Editors Note: Quarterly Review February 2015

Thando Vilakazi

The past year has been an interesting one in terms of developments in the enforcement of competition law in various African countries. Through the Review, we have analysed several of these developments with a view to sharing information and building a knowledge base on key cases and market arrangements that have an effect not only in domestic markets, but regionally as well. This includes sharing the current knowledge and research on competition issues such as in the sugar and cement industries, telecommunications with a specific focus on mobile money, pending cases in the pay-tv market, cross-border arrangements in the beer industry, the competition effects of tax evasion, and regional competition in road freight.

Authorities across the region are making significant progress in terms of achieving their mandates. In Zimbabwe, the CTC recently has been able to foster interactions between the Reserve Bank of Zimbabwe and the sector regulator for telecommunications, POTRAZ, in addressing competition concerns regarding pricing and access in mobile money services. Similarly, the growth of mobile money in Kenya speaks to a regulatory environment which is geared to allow rivalry in this sector, with a number of firms recently receiving licences to enter the market. In our previous issue, we wrote about how the incumbent firm, Safaricom, had reduced their tariffs apparently in response to the imminent entry of rival firms. 

In South Africa, the authority has recently issued draft guidelines for public commentary on the setting of administrative penalties following recent decisions of the Tribunal and Competition Appeal Court. This comes at a time when a number of other authorities are considering introducing leniency programmes. This is of course difficult as the authority needs to balance the objectives of deterrence (setting fines which are high enough to deter conduct), with the incentives for parties to come forward to reveal conduct and take advantage of settlement and leniency processes. If the penalties agreed in settlement are too high, the authority runs the risk of respondents deciding to contest cases at the Tribunal if they consider that the discounts available from settlement are not sufficient. 

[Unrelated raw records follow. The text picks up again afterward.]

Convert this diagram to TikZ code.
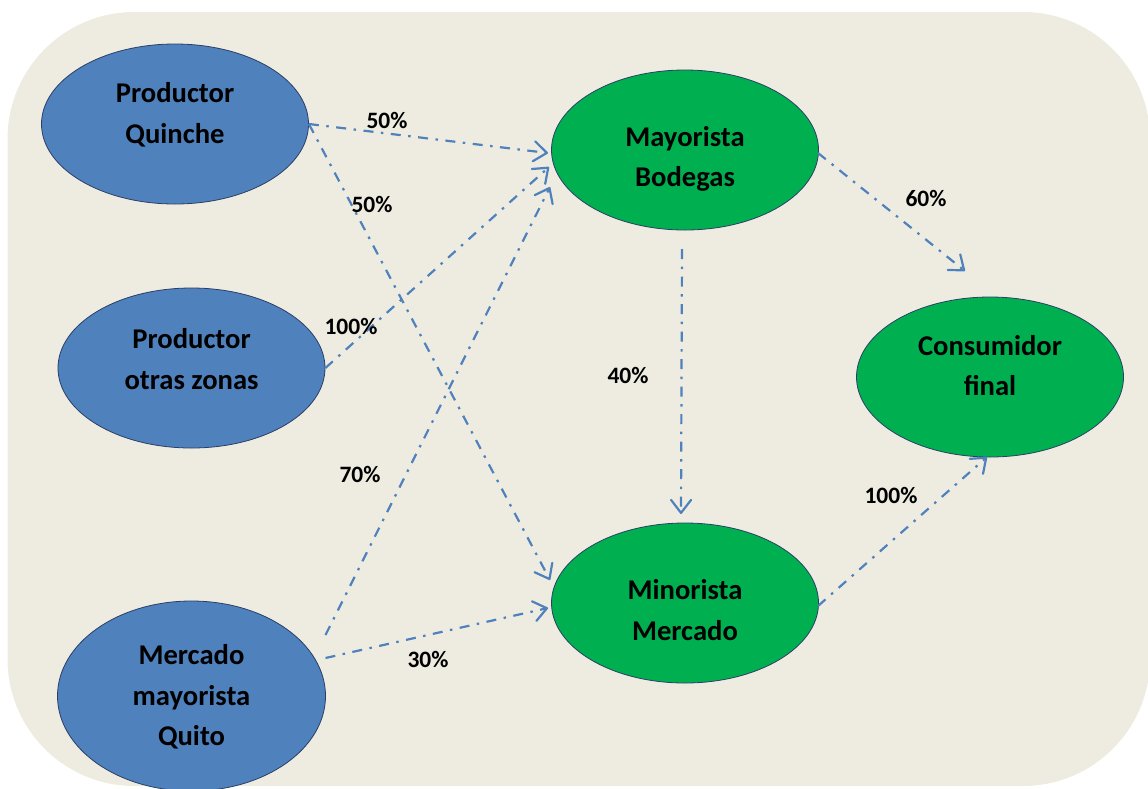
\documentclass[tikz,border=0pt]{standalone}
\usepackage{fontspec}
\setmainfont{Carlito}
\usetikzlibrary{shapes.geometric,arrows.meta}
\definecolor{bgc}{HTML}{EEECE1}
\definecolor{blu}{HTML}{4F81BD}
\definecolor{grn}{HTML}{00B050}
\definecolor{edg}{HTML}{2A3F66}
\definecolor{arr}{HTML}{4F81BD}
\tikzset{
  ell/.style={ellipse, draw=edg, line width=0.8pt, inner sep=0pt, minimum width=267pt, minimum height=160pt},
  bluell/.style={ell, fill=blu},
  grnell/.style={ell, fill=grn},
  etext/.style={align=center, font=\fontsize{28.6}{40.5}\selectfont\bfseries, text=black, inner sep=0pt},
  pct/.style={font=\fontsize{23.5}{28}\selectfont\bfseries, text=black, inner sep=0pt},
  flow/.style={draw=arr, line width=2.2pt, line cap=butt,
    dash pattern=on 10pt off 7.5pt on 2.5pt off 7.5pt,
    -{Straight Barb[length=13pt,width=20pt,line cap=round,line join=round]}}
}
\begin{document}
\begin{tikzpicture}[x=1pt,y=-1pt]
\clip (0,0) rectangle (1148,788);
\fill[bgc, rounded corners=127pt] (7.5,12) rectangle (1150,786);

% ellipses
\node[bluell] (qu) at (175,124) {};
\node[bluell] (oz) at (191.5,368) {};
\node[bluell, minimum height=190pt, minimum width=268pt] (mq) at (191.5,696) {};
\node[grnell] (mb) at (685,150) {};
\node[grnell] (mm) at (685,603) {};
\node[grnell] (cf) at (990,377) {};

% texts
\node[etext] (qut) at (175,115) {Productor\\Quinche};
\node[etext] (ozt) at (191.5,359) {Productor\\otras zonas};
\node[etext] (mqt) at (191.5,697) {Mercado\\mayorista\\Quito};
\node[etext] (mbt) at (685,159) {Mayorista\\Bodegas};
\node[etext] (mmt) at (685,610) {Minorista\\Mercado};
\node[etext] (cft) at (990,365.5) {Consumidor\\final};

% connectors
\draw[flow] (qu.east) -- ([shift={(-137,3)}]mb.center);
\draw[flow] (qu.east) -- ([shift={(-135,-23)}]mm.center);
\draw[flow] (oz.east) -- ([shift={(-136,17)}]mb.center);
\draw[flow] ([shift={(134,-61)}]mq.center) -- ([shift={(-135,37)}]mb.center);
\draw[flow] ([shift={(134,-38)}]mq.center) -- ([shift={(-137,5)}]mm.center);
\draw[flow] ([shift={(-3,99)}]mb.center) -- ([shift={(-4,-89)}]mm.center);
\draw[flow] ([shift={(133,3)}]mb.center) -- ([shift={(-25,-106)}]cf.center);
\draw[flow] ([shift={(133,3)}]mm.center) -- ([shift={(-3,80)}]cf.center);

% labels
\node[pct] (l1) at (387,120) {50\%};
\node[pct] (l2) at (372,204) {50\%};
\node[pct] (l3) at (351,326) {100\%};
\node[pct] (l4) at (360,474) {70\%};
\node[pct] (l5) at (428,659) {30\%};
\node[pct] (l6) at (628,375) {40\%};
\node[pct] (l7) at (926,198) {60\%};
\node[pct] (l8) at (891,495) {100\%};
\end{tikzpicture}
\end{document}
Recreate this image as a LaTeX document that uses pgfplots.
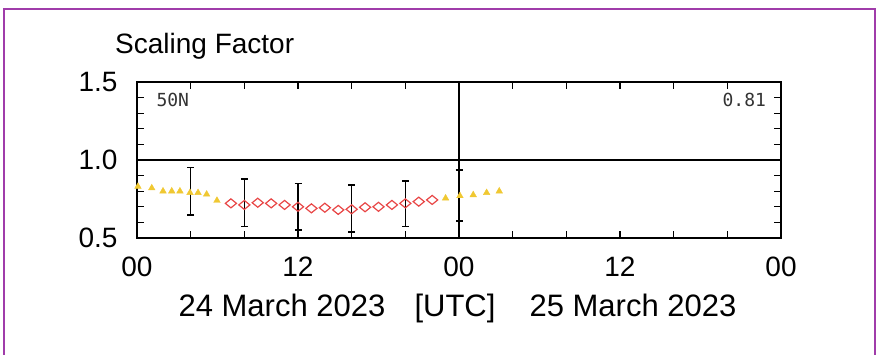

The authority has also issued guidelines on the evaluation of public interest factors in competition assessments. Both of these frameworks attempt to address concerns which are notoriously difficult to evaluate and in which firms increasingly require certainty and the authorities, rightfully, prefer to leave some room to exercise discretion. In this regard, CCRED at its inaugural Annual Competition and Regulation (ACER) Week in March will consider penalties and settlements, as well as the public interest guidelines in an upcoming event in our Public Platform series. 

In this issue, we provide analysis of recent mergers in the South African telecommunications sector, the global merger in the cement industry between Holcim and Lafarge, the new COMESA merger guidelines, and the call termination rates debate in South Africa. 

The Review is an important tool for disseminating the latest knowledge and thinking around key issues in competition policy in the region. In this year, we hope to grow the platform to one which not only showcases the developments in jurisprudence and the application of competition economics in the analysis of cases, but one which also provides insights and shares the latest research on broader topics related to industrial policy, inclusive growth and regional development. This is precisely in line with the complementary role that competition law and policy should play relative to broader development objectives in increasing participation and addressing anticompetitive conduct which inhibits growth. 

We trust that you will find this Review interesting, and relevant to your work.